It long has been a dream for Jose Ramirez to reach the pinnacle of the pro boxing ranks.
The Avenal fighter and 2012 U.S. Olympian to date has done his part, building a 13-0 record with 10 knockouts, most of those coming in the early rounds, and holding the North American Boxing Federation junior welterweight title.
But what shapes up as a bigger challenge looms.
Ramirez, 22, will face Denver’s Rob Frankel (33-15-1, 6 KOs) on the “Fight for Water 4” card Saturday night at Selland Arena.
At stake for Ramirez: a move to contender status. That’s according to none other than Top Rank CEO Bob Arum, who reiterated as much to The Bee on Thursday. And for those who needed further confirmation that it’s a big fight, Arum himself will be in attendance.
“This is the toughest test he has faced,” Arum said. “Frankel has fought just about everyone, and even the fights he lost, he gave guys tough fights. It’s a real test for Jose. It’s a test that he has to pass if he’s going to go up the food chain.”
A victory for Ramirez means the feast continues, the next step likely a 10-rounder on HBO this summer in Macau, China.
A loss, to put it mildly, would “set (Ramirez) back,” Arum said. Way back.
His progression toward a title fight would be on hold while he “builds himself back up fighting guys on the lower level until we feel he’s ready to step up and fight more experienced fighters,” Arum said. “We’re not going to abandon him, but he goes back to the level below.”

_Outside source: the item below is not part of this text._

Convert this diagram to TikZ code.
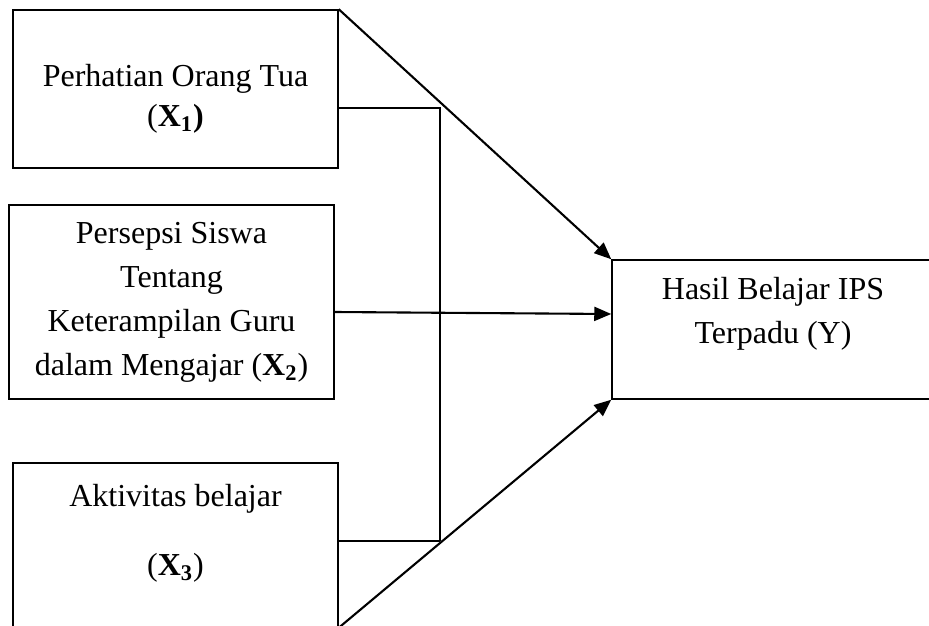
\documentclass[tikz,border=0pt]{standalone}
\usepackage{fontspec}
\setmainfont{Liberation Serif}
\usetikzlibrary{arrows.meta, calc}

\begin{document}
\begin{tikzpicture}[x=0.5pt, y=-0.5pt, >={Triangle[length=8.5pt, width=7pt]},
  font=\fontsize{16}{22}\selectfont,
  var/.style={draw, line width=0.75pt, align=center, minimum width=162.5pt, inner sep=0pt},
  hub/.style={line width=0.7pt},
  flow/.style={->, line width=1.05pt}]
  \useasboundingbox (0,0) rectangle (929,625);
  \clip (0,0) rectangle (929,625);
  \node[var, minimum height=79pt] (x1) at (175.5,89) {\mbox{}\\[-1pt]Perhatian Orang Tua\\[-2pt](\textbf{X\textsubscript{1})}};
  \node[var, minimum height=97pt] (x2) at (171.5,302) {Persepsi Siswa\\Tentang\\Keterampilan Guru\\dalam Mengajar (\textbf{X\textsubscript{2}})};
  \node[var, minimum height=82pt] (x3) at (175.5,545) {Aktivitas belajar\\[12.5pt](\textbf{X\textsubscript{3}})\\[-7pt]\mbox{}};
  \node[var, minimum width=161pt, minimum height=69.5pt] (y) at (773,329.5) {Hasil Belajar IPS\\Terpadu (Y)\\[-2.5pt]\mbox{}};
  \coordinate (j) at (440,541);
  \draw[hub] ([yshift=-9.5pt]x1.east) -| (j);
  \draw[hub] ([yshift=2pt]x3.east) -- (j);
  \draw[flow] (x1.north east) -- (y.north west);
  \draw[flow] ([yshift=-5pt]x2.east) -- ([yshift=7.75pt]y.west);
  \draw[flow] (x3.south east) -- (y.south west);
\end{tikzpicture}
\end{document}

That’s exactly what Frankel’s team plans on doing.
“I promise you … Jose has his hands full,” said Frankel manager/trainer Steve Mestes, whose other fighter, Alfred Romero, took Ramirez to eight rounds in August in Las Vegas. “We respect Jose and he’s a great fighter. A lot of respect … represented the U.S. in the Olympics, and his toughest test was one of our guy from our (House of Pain gym in Denver).
“It’s good to have Bob Arum coming because I hope he brings a handkerchief, because we didn’t come to party. We came to hurt somebody and we don’t come to lay down for nobody.”
Ramirez’s promoter/agent has confidence in his man.
“Can this fight get any bigger?” Rick Mirigian said. “We are on our way and I know Ramirez is ready.”
Frankel, 34, has been training with three-division titleholder Adrien Broner in Cincinnati. Frankel said he doesn’t view this bout as being any different than ones he’s fought before — including when he stopped Bobby Pacquiao, the brother of Manny, in 2008.
Bobby Pacquiao has since retired. Then there are the other championship bouts on Frankel’s résumé, against the likes of Lamont Peterson, David Diaz and Paul Spadafora.
“I’ve been in the ring with young guys like this,” Frankel said. “Won some and lost some. I feel like winning this fight would be good for me. Losing would be devastating for him. He has a lot to lose.”
Arum, however, said Ramirez remains in control of his destiny.
“No one is going to give him anything,” Arum said. A pro boxer “can’t fight the top contenders or champions until he proves himself fighting experienced fighters and he mounts the ladder one step at a time.”
Ramirez understands the Saturday night stakes.
“I’m so focused. I have so much to motivate me. … Obviously this fight is happening for a reason, and my company, Top Rank, the matchmakers, my team, believe in me and I believe in myself,” Ramirez said. “Every time I sparred I feel better and stronger, I really am, and you’ll see on Saturday.”